How to Be Homophobically Fabulous (Or How I Spent My Summer Vacation)
The men about town in Coeur d'Alene, Idaho want to be fabulous. You can tell from their bare chests, draped in button-downs unbuttoned past their pecs. You can tell from the wingspans of their long-sleeved crew-necks, illustrated with flowers and encrusted with rhinestones. You can tell by their goatees—finely tuned, from mustache to soul patch. These men want to be fabulous, but what they really, really don't want to be is gay—you can tell by their incessant dropping of homophobic epithets. Amanda Marcotte has argued that homophobia comes down to an insane jealousy of the gay community's unbridled fabulousness. So how does a homophobe achieve fabulousness? Compartmentalize your repression!
In a recent trip to the Inland Northwest, I found that Northern Idaho bar-hoppers have agreed upon a few heterosexually acceptable displays for expressing one's fabulous urges—without shattering their whole homophobic worldview:
1. Ed Hardy T-shirts. This T-shirt (above) features a fabulous purple snake sitting atop a heart adorned by roses. Not gay fabulous: Ed Hardy fabulous. In communities where gay men are visible, acknowledged, and accepted, Ed Hardy is just a t-shirt worn by both gay and straight dudes. In fabulous Northern Idaho, "Ed" and "Hardy" are the magic ungay words that allow you to express your inner vamp while still ridiculing feminine gays. Of course, wearing an Ed Hardy T-shirt still runs the risk of drawing some homophobic epithets your way. In the face of criticism, never own your shirt's gayness! Simply hurl back this common retort: "This shirt isn't gay—you're gay."
2. Flame tattoos. Yes, these tattoos are literally flaming. One tattooed Northern Idahoan I saw accompanied his flame with a "Peterbilt" logo—signifying that his arm was a big flaming tool. How are the homophobes going to get around this one, you ask? Well, by the time that flamin' graphic it's permanently etched into the skin, Northern Idahoans must defend the heterosexual fabulousness of their tattoo to the death. I wouldn't test them.

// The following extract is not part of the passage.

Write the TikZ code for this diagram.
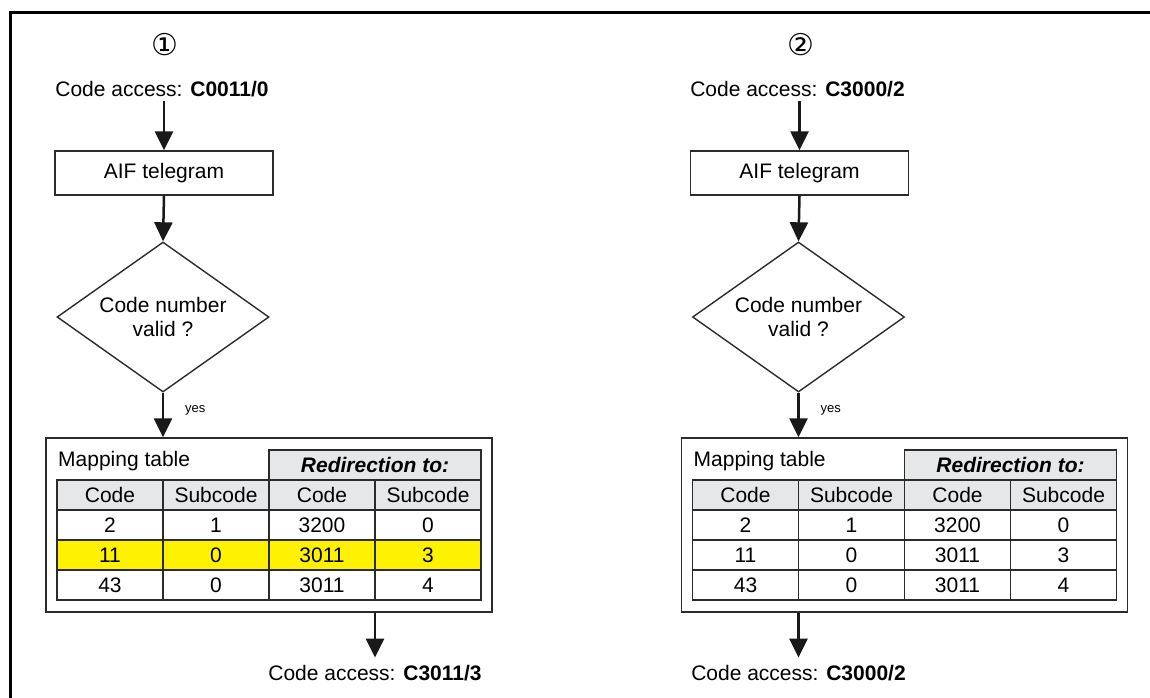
\documentclass[tikz,border=0pt]{standalone}
\usepackage{fontspec}
\setmainfont{Liberation Sans}
\newfontfamily\symfont{DejaVu Sans}
\usetikzlibrary{shapes.geometric,arrows.meta}
\definecolor{headgray}{HTML}{E6E7E8}
\definecolor{hlyellow}{HTML}{FFF200}
\definecolor{linegray}{HTML}{2B2B2B}
\newcommand\fsmain{\fontsize{21}{24}\selectfont}
\newcommand\fssmall{\fontsize{13}{15}\selectfont}
\tikzset{
  frameline/.style={draw=black, line width=2.6pt},
  boxstyle/.style={draw=linegray, line width=1.4pt, inner sep=0pt, font=\fsmain},
  cell/.style={draw=linegray, line width=1.5pt, minimum width=106pt, minimum height=30pt, inner sep=0pt, outer sep=0pt, font=\fsmain},
  hcell/.style={cell, fill=headgray},
  ycell/.style={cell, fill=hlyellow},
  plaintext/.style={inner sep=0pt, font=\fsmain},
  arr/.style={line width=2.5pt, draw=black!90, -{Triangle[width=18pt,length=19pt]}},
  decision/.style={diamond, aspect=1.41, draw=linegray, line width=1.4pt, minimum width=212pt, minimum height=150pt, inner sep=0pt, align=center, font=\fsmain},
}
\newcommand\mydiag[7]{%
\begin{scope}[xshift=#2pt]
  \node[plaintext] (#1num) at (165,45) {\fontsize{30}{32}\symfont #3};
  \node[plaintext, anchor=base] (#1in) at (162,96) {Code access: \textbf{#4}};
  \node[boxstyle, minimum width=218pt, minimum height=44pt] (#1aif) at (164,173) {AIF telegram};
  \node[decision] (#1valid) at (163,317) {Code number\\valid ?};
  \node[boxstyle, minimum width=446pt, minimum height=174pt] (#1map) at (269,525) {};
  \node[plaintext, anchor=base west] (#1maptitle) at (58,466) {Mapping table};
  \node[hcell, minimum width=212pt, font=\fsmain\bfseries\itshape] (#1redir) at (375,465) {Redirection to:};
  \node[hcell] (#1ha) at (110,495) {Code};
  \node[hcell] (#1hb) at (216,495) {Subcode};
  \node[hcell] (#1hc) at (322,495) {Code};
  \node[hcell] (#1hd) at (428,495) {Subcode};
  \node[cell] (#1aa) at (110,525) {2};
  \node[cell] (#1ab) at (216,525) {1};
  \node[cell] (#1ac) at (322,525) {3200};
  \node[cell] (#1ad) at (428,525) {0};
  \node[#7] (#1ba) at (110,555) {11};
  \node[#7] (#1bb) at (216,555) {0};
  \node[#7] (#1bc) at (322,555) {3011};
  \node[#7] (#1bd) at (428,555) {3};
  \node[cell] (#1ca) at (110,585) {43};
  \node[cell] (#1cb) at (216,585) {0};
  \node[cell] (#1cc) at (322,585) {3011};
  \node[cell] (#1cd) at (428,585) {4};
  \node[plaintext, anchor=base] (#1out) at (#6,680) {Code access: \textbf{#5}};
  \node[anchor=base west, font=\fssmall, inner sep=0pt] (#1yes) at (185,412) {yes};
  \draw[arr, shorten <=4.5pt] (#1aif.north |- #1in.south) -- (#1aif.north);
  \draw[arr] (#1aif.south) -- (#1valid.north);
  \draw[arr] (#1valid.south) -- (#1valid.south |- #1map.north);
  \draw[arr, shorten >=7pt] (#1map.south -| #1out.north) -- (#1out.north);
\end{scope}}
\begin{document}
\begin{tikzpicture}[x=1pt,y=-1pt]
  \useasboundingbox (0,0) rectangle (1150,697);
  \clip (0,0) rectangle (1150,697);
  \draw[frameline] (10.5,12.5) rectangle (1170,720);
  \mydiag{l}{0}{①}{C0011/0}{C3011/3}{375}{ycell}
  \mydiag{r}{635.5}{②}{C3000/2}{C3000/2}{163}{cell}
\end{tikzpicture}
\end{document}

3. Facial Hair. Northern Idaho is a veritable cornucoupia of exquisite goatee work. The most fabulous dude on the Coeur d'Alene bar scene last week was a big, bald biker with a silver braid hanging from his chinny chin chin (not pictured). On Saturday night, a friend of mine called out to him as he passed our table, commending him on his facial tableau. "You must have a boyfriend or a husband," the biker lamented. "The only women who will talk to me are always attached. Single women are always intimidated by the way I look." He then clued us in on how to break the ice with scared women in bars: Wrapping his hand around the goatee braid and pulling his mouth open and closed like a Pez dispenser. Sometimes, it worked.

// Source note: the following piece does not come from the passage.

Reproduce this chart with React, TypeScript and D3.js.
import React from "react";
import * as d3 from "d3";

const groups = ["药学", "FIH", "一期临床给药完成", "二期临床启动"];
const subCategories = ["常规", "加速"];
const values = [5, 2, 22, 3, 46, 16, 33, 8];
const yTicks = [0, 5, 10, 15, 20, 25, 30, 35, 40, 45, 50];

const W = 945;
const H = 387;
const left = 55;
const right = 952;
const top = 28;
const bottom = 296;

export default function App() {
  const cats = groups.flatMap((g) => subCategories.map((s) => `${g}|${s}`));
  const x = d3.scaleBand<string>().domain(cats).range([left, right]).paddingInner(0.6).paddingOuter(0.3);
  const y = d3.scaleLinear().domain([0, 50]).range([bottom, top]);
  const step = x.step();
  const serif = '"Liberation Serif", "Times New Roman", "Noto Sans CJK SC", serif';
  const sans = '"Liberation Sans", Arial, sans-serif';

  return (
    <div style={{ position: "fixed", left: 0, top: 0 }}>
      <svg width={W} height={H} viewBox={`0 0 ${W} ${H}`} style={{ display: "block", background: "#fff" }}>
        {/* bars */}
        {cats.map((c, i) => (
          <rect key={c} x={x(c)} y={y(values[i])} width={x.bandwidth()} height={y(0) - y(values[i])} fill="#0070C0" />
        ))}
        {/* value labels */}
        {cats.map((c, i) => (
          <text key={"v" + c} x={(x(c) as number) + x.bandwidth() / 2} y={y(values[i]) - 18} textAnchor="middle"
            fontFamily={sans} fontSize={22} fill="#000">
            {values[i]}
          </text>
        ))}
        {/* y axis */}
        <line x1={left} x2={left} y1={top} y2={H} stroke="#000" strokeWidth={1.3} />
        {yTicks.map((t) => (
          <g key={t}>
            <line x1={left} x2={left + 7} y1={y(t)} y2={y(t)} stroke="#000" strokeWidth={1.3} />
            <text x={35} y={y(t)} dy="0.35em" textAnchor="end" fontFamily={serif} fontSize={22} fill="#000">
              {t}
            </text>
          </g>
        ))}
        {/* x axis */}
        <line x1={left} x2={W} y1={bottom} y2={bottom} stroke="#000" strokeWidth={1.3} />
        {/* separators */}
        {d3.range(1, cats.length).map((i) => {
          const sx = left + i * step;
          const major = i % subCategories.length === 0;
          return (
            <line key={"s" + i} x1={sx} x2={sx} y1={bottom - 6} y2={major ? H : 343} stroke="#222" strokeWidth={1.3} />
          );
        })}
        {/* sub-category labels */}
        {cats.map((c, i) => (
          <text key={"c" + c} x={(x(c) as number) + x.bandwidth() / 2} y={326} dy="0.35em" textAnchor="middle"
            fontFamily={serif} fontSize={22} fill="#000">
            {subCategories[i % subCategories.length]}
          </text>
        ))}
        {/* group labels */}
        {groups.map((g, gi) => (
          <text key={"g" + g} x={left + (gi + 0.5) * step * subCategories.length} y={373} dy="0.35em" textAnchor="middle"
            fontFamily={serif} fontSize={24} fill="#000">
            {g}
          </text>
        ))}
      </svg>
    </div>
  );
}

Cue studio-wide "awwww," right? What a sweet, misunderstood biker dude with an evern sweeter goatee braid! That's what I thought, too, until the conversation meandered into a tirade about how he didn't have a "problem" with gay men, as long as they (a) announced themselves as gay immediately upon meeting him; (b) never fucking touched him; and (c) "acted like real men." Biker dude then relayed a story to prove his tolerance: Once, he approached a gay man alone in an elevator, took him by the shirt, and shook him. He then loudly informed the man that the rumors he had heard about biker dudes being gay bashers were totally untrue, and that the man had nothing to worry about.
Let's review: Straight dudes with finely groomed goatee braids, misunderstood; Gay dudes, understood to be secret predatory man-women who discriminate against goatee braids. Yeah: Maybe the ladies in the bars weren't just reacting to the facial hair, after all.